En lo que a esta mesa respectaba, el triunfo de la plataforma ellos estaba resultando claro, como así corroboró el escrutinio final. En la mesa de la izquierda, que era donde estábamos, el proceso se desarrollaba con tranquilidad y sin altercados. Pero cuando nos desplazamos a la otra mesa, la de la derecha, la cosa se empezó a poner fea. La polémica venía motivada por los posicionamientos dudosos, esas intenciones que no estaban claras, las cruces a bolígrafo que zozobraban sobre el cuadrito dificultando así su verificación. La bronca no la provocaban solamente los observadores imparciales que tiraban para los suyos, sino que además una chica de las de peto naranja, muy bajita y menuda, incendiaba más la atmósfera con dardos verbales y demás provocaciones. Durante unos minutos, se cruzaron una retahíla de palabras mal sonantes y subidas de tono. La bajita seguía metiendo cizaña, la mandaban a callar histriónicamente, volvían, y hasta tuvo que intervenir una mujer policía y un militar que debía medir más de dos metros para frenar los altercados. Por su parte, nosotros enmudecíamos, tomándonos muy en serio nuestra rol neutral y preguntándonos si una vez más, este país iba a mandar todo a la mierda.
En pleno escrutinio, mientras se revelaban las intenciones al son de los ¡Él, aquel, ella, él, el otro, ese, él, ella, aquel!, descubrí como la bajita de peto naranja sonreía mínima y diabólicamente, lo que demostraba que se lo estaba pasando bomba con aquel escándalo.

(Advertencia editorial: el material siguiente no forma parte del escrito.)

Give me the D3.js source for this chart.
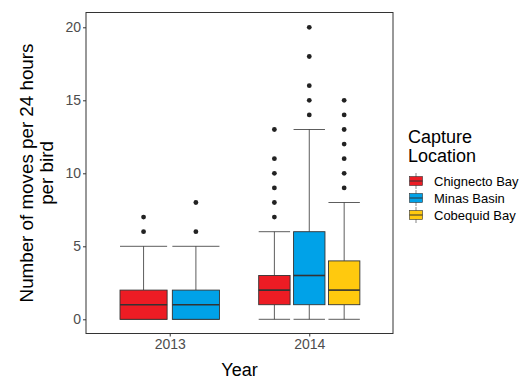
<!DOCTYPE html>
<html><head><meta charset="utf-8">
<script src="https://cdn.jsdelivr.net/npm/d3@7"></script>
<style>body{margin:0;background:#fff}svg{display:block;font-family:Arial,"Liberation Sans",sans-serif}</style>
</head><body><div id="chart"></div>
<script>
const years = ["2013", "2014"];
const locations = ["Chignecto Bay", "Minas Basin", "Cobequid Bay"];
const colors = ["#ED1C24", "#00A2E8", "#FFC90E"];
const yTicks = [0, 5, 10, 15, 20];
const boxYear = ["2013", "2013", "2014", "2014", "2014"];
const boxLoc = ["Chignecto Bay", "Minas Basin", "Chignecto Bay", "Minas Basin", "Cobequid Bay"];
const whiskerLow = [0, 0, 0, 0, 0];
const q1 = [0, 0, 1, 1, 1];
const median = [1, 1, 2, 3, 2];
const q3 = [2, 2, 3, 6, 4];
const whiskerHigh = [5, 5, 6, 13, 8];
const outliers = [[6, 7], [6, 8], [7, 8, 9, 10, 11, 13], [14, 15, 16, 18, 20], [9, 10, 11, 12, 13, 14, 15]];

const W = 525, H = 379;
const m = {l: 86, r: 393, t: 12.5, b: 333.5};
const svg = d3.select("#chart").append("svg").attr("width", W).attr("height", H);

// ggplot-style discrete expansion: 0.6 units on each side
const unit = (m.r - m.l) / 2.2;
const xs = d3.scalePoint().domain(years).range([m.l + unit * 0.6, m.r - unit * 0.6]);
const y = d3.scaleLinear().domain([0, 20]).range([319.3, 27.3]);
const color = d3.scaleOrdinal().domain(locations).range(colors);

// y axis
const gy = svg.append("g").attr("transform", `translate(${m.l},0)`)
  .call(d3.axisLeft(y).tickValues(yTicks).tickSize(3).tickPadding(2));
gy.select(".domain").remove();
gy.selectAll(".tick line").attr("stroke", "#333");
gy.selectAll(".tick text").attr("fill", "#4D4D4D").style("font-size", "14px");

// x axis
const gx = svg.append("g").attr("transform", `translate(0,${m.b})`)
  .call(d3.axisBottom(xs).tickSize(3).tickPadding(3));
gx.select(".domain").remove();
gx.selectAll(".tick line").attr("stroke", "#333");
gx.selectAll(".tick text").attr("fill", "#4D4D4D").style("font-size", "14px");

// boxes
const dodgeW = 0.75 * unit;
boxYear.forEach((yr, i) => {
  const n = boxYear.filter(v => v === yr).length;
  const k = boxYear.slice(0, i).filter(v => v === yr).length;
  const slot = dodgeW / n;
  const cx = xs(yr) - dodgeW / 2 + slot * (k + 0.5);
  const bw = slot * 0.9;
  const g = svg.append("g");
  g.append("line").attr("x1", cx).attr("x2", cx).attr("y1", y(q3[i])).attr("y2", y(whiskerHigh[i])).attr("stroke", "#333").attr("stroke-width", 0.8);
  g.append("line").attr("x1", cx).attr("x2", cx).attr("y1", y(q1[i])).attr("y2", y(whiskerLow[i])).attr("stroke", "#333").attr("stroke-width", 0.8);
  [whiskerHigh[i], whiskerLow[i]].forEach(v => {
    g.append("line").attr("x1", cx - bw / 2).attr("x2", cx + bw / 2).attr("y1", y(v)).attr("y2", y(v)).attr("stroke", "#333").attr("stroke-width", 0.8);
  });
  g.append("rect").attr("x", cx - bw / 2).attr("width", bw).attr("y", y(q3[i])).attr("height", y(q1[i]) - y(q3[i]))
    .attr("fill", color(boxLoc[i])).attr("stroke", "#333").attr("stroke-width", 0.9);
  g.append("line").attr("x1", cx - bw / 2).attr("x2", cx + bw / 2).attr("y1", y(median[i])).attr("y2", y(median[i])).attr("stroke", "#333").attr("stroke-width", 1.6);
  outliers[i].forEach(v => {
    g.append("circle").attr("cx", cx).attr("cy", y(v)).attr("r", 2.4).attr("fill", "#222");
  });
});

// panel border
svg.append("rect").attr("x", m.l).attr("y", m.t).attr("width", m.r - m.l).attr("height", m.b - m.t)
  .attr("fill", "none").attr("stroke", "#333").attr("stroke-width", 1);

// axis titles
svg.append("text").attr("x", (m.l + m.r) / 2).attr("y", 376).attr("text-anchor", "middle")
  .style("font-size", "18px").attr("fill", "#000").text("Year");
const yt = svg.append("text").attr("transform", `translate(33,${(m.t + m.b) / 2}) rotate(-90)`)
  .attr("text-anchor", "middle").style("font-size", "18.8px").attr("fill", "#000");
yt.append("tspan").attr("x", 0).attr("dy", 0).text("Number of moves per 24 hours");
yt.append("tspan").attr("x", 0).attr("dy", 20).text("per bird");

// legend
const lg = svg.append("g");
lg.append("text").attr("x", 408).attr("y", 143).style("font-size", "18px").text("Capture");
lg.append("text").attr("x", 408).attr("y", 162).style("font-size", "18px").text("Location");
locations.forEach((loc, i) => {
  const ky = 181 + i * 17;
  const kx = 416;
  lg.append("line").attr("x1", kx).attr("x2", kx).attr("y1", ky - 8).attr("y2", ky + 8).attr("stroke", "#333").attr("stroke-width", 0.6);
  lg.append("rect").attr("x", kx - 6.5).attr("y", ky - 4.5).attr("width", 13).attr("height", 9)
    .attr("fill", color(loc)).attr("stroke", "#333").attr("stroke-width", 0.6);
  lg.append("line").attr("x1", kx - 6.5).attr("x2", kx + 6.5).attr("y1", ky).attr("y2", ky).attr("stroke", "#333").attr("stroke-width", 1);
  lg.append("text").attr("x", 434).attr("y", ky + 4.5).style("font-size", "13px").attr("fill", "#000").text(loc);
});
</script></body></html>
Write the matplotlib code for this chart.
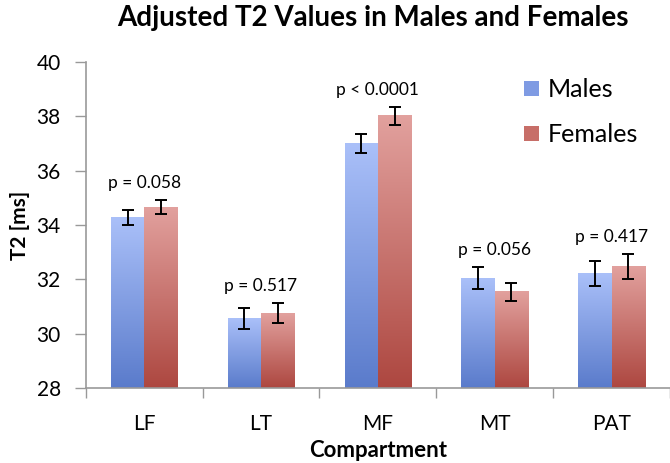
import numpy as np
import matplotlib
matplotlib.use("Agg")
import matplotlib.pyplot as plt
from matplotlib.colors import LinearSegmentedColormap
from matplotlib.patches import Patch

categories = ["LF", "LT", "MF", "MT", "PAT"]
males = [34.28, 30.57, 37.0, 32.04, 32.2]
males_err = [0.28, 0.39, 0.35, 0.40, 0.46]
females = [34.65, 30.75, 38.02, 31.55, 32.47]
females_err = [0.26, 0.37, 0.32, 0.33, 0.47]
pvals = ["p = 0.058", "p = 0.517", "p < 0.0001", "p = 0.056", "p = 0.417"]
yticks = [28, 30, 32, 34, 36, 38, 40]

plt.rcParams['font.family'] = ['Lato', 'DejaVu Sans']

fig = plt.figure(figsize=(6.7, 4.63), dpi=100)
ax = fig.add_axes([0.128, 0.162, 0.872, 0.704])

x = np.arange(len(categories))
w = 0.285
blue_cmap = LinearSegmentedColormap.from_list("b", ["#5a7bcb", "#aac0f9"])
red_cmap = LinearSegmentedColormap.from_list("r", ["#ad4740", "#e2a19e"])

ymin, ymax = 28, 40
bm = ax.bar(x - w / 2, np.array(males) - ymin, w, bottom=ymin, color="none", label="Males")
bf = ax.bar(x + w / 2, np.array(females) - ymin, w, bottom=ymin, color="none", label="Females")

grad = np.linspace(0, 1, 256).reshape(-1, 1)
for bars, cmap in ((bm, blue_cmap), (bf, red_cmap)):
    for b in bars:
        x0, y0 = b.get_x(), b.get_y()
        ax.imshow(grad, cmap=cmap, origin="lower", aspect="auto",
                  extent=(x0, x0 + b.get_width(), y0, y0 + b.get_height()), zorder=1)

ax.errorbar(x - w / 2, males, yerr=males_err, fmt="none", ecolor="black", elinewidth=1.4, capsize=4, capthick=1.4, zorder=3)
ax.errorbar(x + w / 2, females, yerr=females_err, fmt="none", ecolor="black", elinewidth=1.4, capsize=4, capthick=1.4, zorder=3)

for i in range(len(categories)):
    top = max(males[i] + males_err[i], females[i] + females_err[i])
    ax.text(x[i], top + 0.33, pvals[i], ha="center", va="bottom", fontsize=12.5)

ax.set_xlim(-0.5, len(categories) - 0.5)
ax.set_ylim(ymin, ymax)
ax.set_yticks(yticks)
ax.set_yticklabels([str(t) for t in yticks], fontsize=15)
ax.set_xticks(x)
ax.set_xticklabels(categories, fontsize=15)
ax.tick_params(axis="x", length=0, pad=19)
ax.set_xticks(np.arange(len(categories) + 1) - 0.5, minor=True)
ax.tick_params(axis="x", which="minor", length=7, color="#999999", width=1)
ax.tick_params(axis="y", length=8, color="#999999", width=1, pad=10)

for s in ("top", "right"):
    ax.spines[s].set_visible(False)
for s in ("left", "bottom"):
    ax.spines[s].set_color("#999999")
    ax.spines[s].set_linewidth(1.2)

ax.set_ylabel("T2 [ms]", fontsize=15, fontweight="bold")
ax.yaxis.set_label_coords(-0.095, 0.5)
ax.set_xlabel("Compartment", fontsize=16, fontweight="bold", labelpad=4)
fig.suptitle("Adjusted T2 Values in Males and Females", fontsize=20, fontweight="bold", x=0.556, y=0.99)

handles = [Patch(facecolor="#7f9be3"), Patch(facecolor="#c76e68")]
ax.legend(handles, ["Males", "Females"], loc="upper left", bbox_to_anchor=(0.75, 0.95),
          frameon=False, fontsize=18, handlelength=0.6, handleheight=0.6,
          labelspacing=0.88, handletextpad=0.35, borderpad=0, borderaxespad=0)

fig.savefig("out.png", dpi=100)
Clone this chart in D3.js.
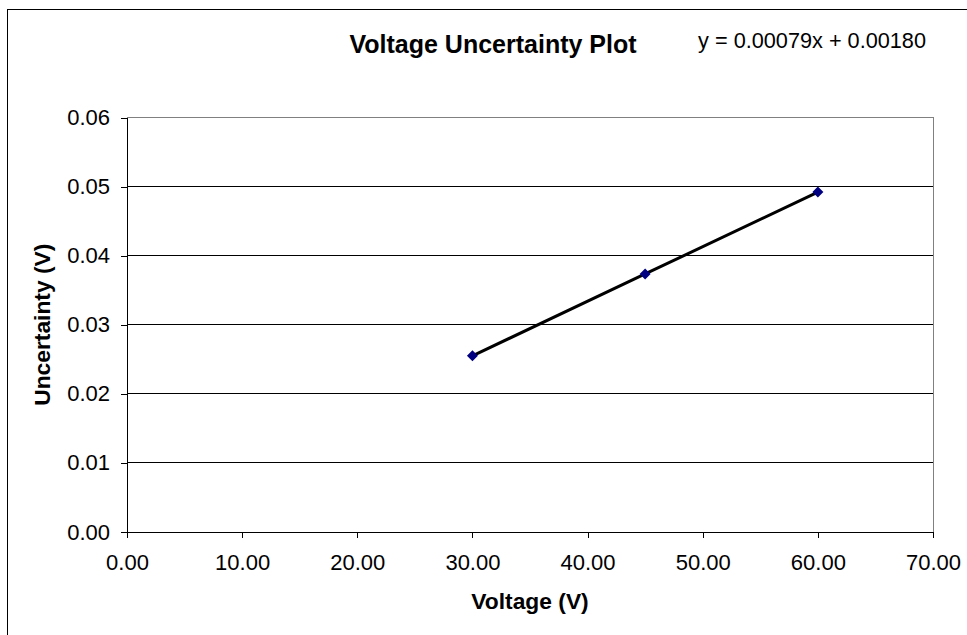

La otra chica que había ahí, justo en frente suya, estalló en carcajadas, contagiada por la expresión risueña y maléfica de la bajita. Afortunadamente, el cómputo de intenciones prosiguió sin mayores incidentes y de nuevo la plataforma ellos se alzó con el triunfo. Aquí fue cuando el embajador me estrechó la mano y me dijo, “he de irme, ha sido un placer”. “Un buen día, ¿no?”, le dije al embajador antes de que se marchase. “Esto no ha hecho más que empezar”, contestó metiéndose en un coche negro.